2. Streamlining processes
Multiple lab relationships are difficult to manage, and disparate processes can disrupt your practice. Instead of 3-4 labs segmented out by price or various patient needs, investing in a single lab relationship affords you the opportunity to work with a single point of contact—and even call your tech by name. Additionally, working with a local lab creates an even more seamless lab experience with perks like local pickup and delivery, custom shading, expedited rush cases, conversion services, and same-day realign and repairs for dentures and partials.
3. Offering full-service support
Not every dental lab can support everything a dentist does, but a full-service lab can provide one-stop shopping. When you invest in a full-service lab, a dedicated team works to support your entire practice—not just a narrow component of it. Labs that outsource their work aren’t really full service and often mark up their prices. A lab that doesn’t outsource work increases accountability to create responsibility for the quality of the products you receive. A lab large enough to specialize in each procedure but small enough to support the dentist will take full responsibility for case success.

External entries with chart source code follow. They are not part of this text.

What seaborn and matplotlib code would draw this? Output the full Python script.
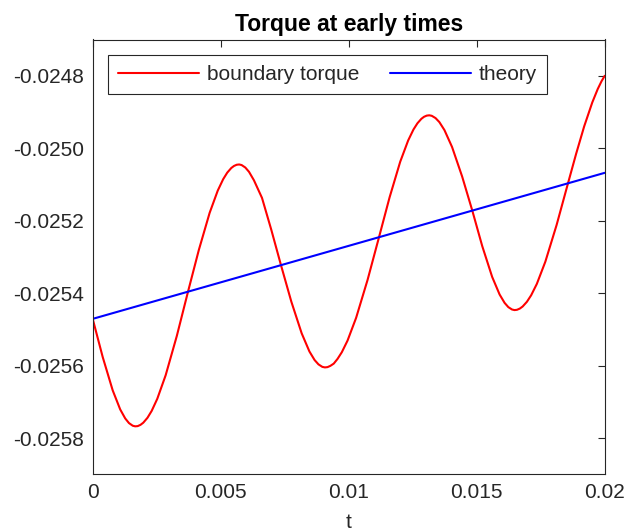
import matplotlib
matplotlib.use("Agg")
import matplotlib.pyplot as plt
import pandas as pd
import seaborn as sns

# boundary torque samples (t, torque)
t_boundary = [
    0.000000, 0.000391, 0.000781, 0.001074, 0.001270, 0.001416, 0.001563, 0.001660, 0.001758,
    0.001867, 0.001976, 0.002140, 0.002304, 0.002522, 0.002850, 0.003286, 0.003723,
    0.004146, 0.004568, 0.004885, 0.005097, 0.005255, 0.005414, 0.005519, 0.005625,
    0.005721, 0.005817, 0.005961, 0.006106, 0.006298, 0.006613, 0.006971, 0.007355,
    0.007759, 0.008163, 0.008465, 0.008667, 0.008819, 0.008970, 0.009071, 0.009172,
    0.009284, 0.009416, 0.009563, 0.009731, 0.009955, 0.010290, 0.010737, 0.011184,
    0.011598, 0.012012, 0.012323, 0.012530, 0.012685, 0.012840, 0.012943, 0.013047,
    0.013146, 0.013245, 0.013393, 0.013542, 0.013740, 0.014037, 0.014432, 0.014828,
    0.015216, 0.015604, 0.015895, 0.016089, 0.016235, 0.016380, 0.016477, 0.016574,
    0.016685, 0.016795, 0.016961, 0.017127, 0.017349, 0.017681, 0.018123, 0.018566,
    0.018883, 0.019199, 0.019516, 0.019727, 0.019875, 0.020000,
]
torque_boundary = [
    -0.0254710, -0.0255764, -0.0256683, -0.0257209, -0.0257458, -0.0257586, -0.0257659, -0.0257676, -0.0257670,
    -0.0257635, -0.0257576, -0.0257440, -0.0257250, -0.0256917, -0.0256266, -0.0255181, -0.0253960,
    -0.0252808, -0.0251784, -0.0251170, -0.0250855, -0.0250675, -0.0250546, -0.0250490, -0.0250457,
    -0.0250449, -0.0250465, -0.0250533, -0.0250652, -0.0250885, -0.0251371, -0.0252238, -0.0253228,
    -0.0254235, -0.0255109, -0.0255609, -0.0255846, -0.0255966, -0.0256035, -0.0256050, -0.0256042,
    -0.0256007, -0.0255945, -0.0255816, -0.0255631, -0.0255309, -0.0254681, -0.0253635, -0.0252456,
    -0.0251354, -0.0250374, -0.0249786, -0.0249484, -0.0249312, -0.0249188, -0.0249133, -0.0249101,
    -0.0249092, -0.0249106, -0.0249169, -0.0249280, -0.0249500, -0.0249966, -0.0250783, -0.0251722,
    -0.0252701, -0.0253552, -0.0254038, -0.0254268, -0.0254386, -0.0254452, -0.0254468, -0.0254460,
    -0.0254426, -0.0254369, -0.0254239, -0.0254059, -0.0253745, -0.0253133, -0.0252115, -0.0250969,
    -0.0250157, -0.0249396, -0.0248735, -0.0248368, -0.0248153, -0.0248002,
]

# theory (linear in t)
t_theory = [0.0, 0.02]
torque_theory = [-0.025471, -0.025068]

x_ticks = [0, 0.005, 0.01, 0.015, 0.02]
x_tick_labels = ["0", "0.005", "0.01", "0.015", "0.02"]
y_ticks = [-0.0258, -0.0256, -0.0254, -0.0252, -0.0250, -0.0248]
y_tick_labels = ["-0.0258", "-0.0256", "-0.0254", "-0.0252", "-0.0250", "-0.0248"]

sns.set_style("white")
plt.rcParams["font.family"] = ["Liberation Sans", "DejaVu Sans"]

edge = "#262626"
fig = plt.figure(figsize=(6.36, 5.31), dpi=100)
ax = fig.add_axes([92.7 / 636, 1 - 474.3 / 531, (604.7 - 92.7) / 636, (474.3 - 39.5) / 531])

df_b = pd.DataFrame({"t": t_boundary, "torque": torque_boundary})
df_t = pd.DataFrame({"t": t_theory, "torque": torque_theory})
sns.lineplot(data=df_b, x="t", y="torque", ax=ax, color="#ff0000", lw=1.5,
             sort=False, estimator=None, label="boundary torque")
sns.lineplot(data=df_t, x="t", y="torque", ax=ax, color="#0000ff", lw=1.5,
             sort=False, estimator=None, label="theory")

ax.set_xlim(0, 0.02)
ax.set_ylim(-0.0259, -0.0247)
ax.set_xticks(x_ticks)
ax.set_xticklabels(x_tick_labels)
ax.set_yticks(y_ticks)
ax.set_yticklabels(y_tick_labels)
ax.tick_params(direction="in", length=5, width=0.8, color=edge, labelcolor=edge,
               labelsize=15, top=True, right=True, pad=6)
for s in ax.spines.values():
    s.set_visible(True)
    s.set_color(edge)
    s.set_linewidth(0.8)

ax.set_xlabel("t", fontsize=15, color=edge, labelpad=8)
ax.set_ylabel("")
ax.set_title("Torque at early times", fontsize=16.5, fontweight="bold",
             color="black", pad=6)

leg = ax.legend(loc="upper left", bbox_to_anchor=(108.3 / 636, 1 - 55 / 531),
                bbox_transform=fig.transFigure, ncol=2, fontsize=15,
                frameon=True, fancybox=False, borderaxespad=0,
                handlelength=3.85, handletextpad=0.4, columnspacing=1.5,
                borderpad=0.48)
leg.get_frame().set_edgecolor(edge)
leg.get_frame().set_linewidth(0.8)
leg.get_frame().set_alpha(1)

fig.savefig("out.png", dpi=100)
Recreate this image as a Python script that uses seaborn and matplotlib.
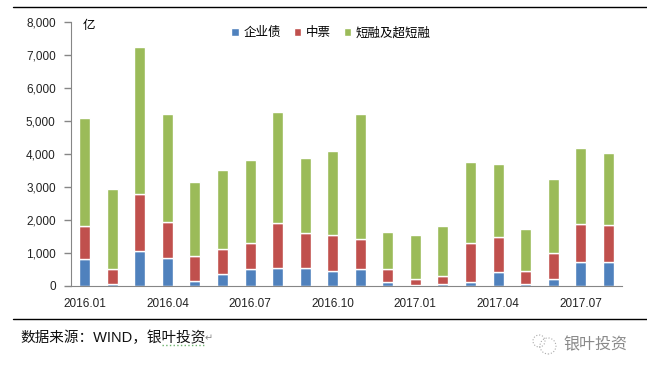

4. Working on combination cases
Combination cases involve different types of treatment, and it’s easier to communicate between departments in-house versus between labs. The ability to have planning support, restoration specialists and department heads all under one roof provides dentists with a unique advantage. Having a single lab relationship provides greater consistently and accountability to ensure every step in the process is done right. Working with one lab also expedites the process because cases don’t need to be shipped from lab to lab.
5. Growing your practice
A trusted lab partner can help grow your practice if you’re interested in getting away from single-unit crown and bridge cases and getting into removables, implants, and full-mouth cosmetic or hybrid cases. For these larger, complex cases, a high level of trust in your lab pays for itself. And a lab partner that invests in new equipment and materials can also help dentists transition into adopting new technology to stay competitive. Investing in the right lab relationship will give you a partner that will help you reach your goals well into the future.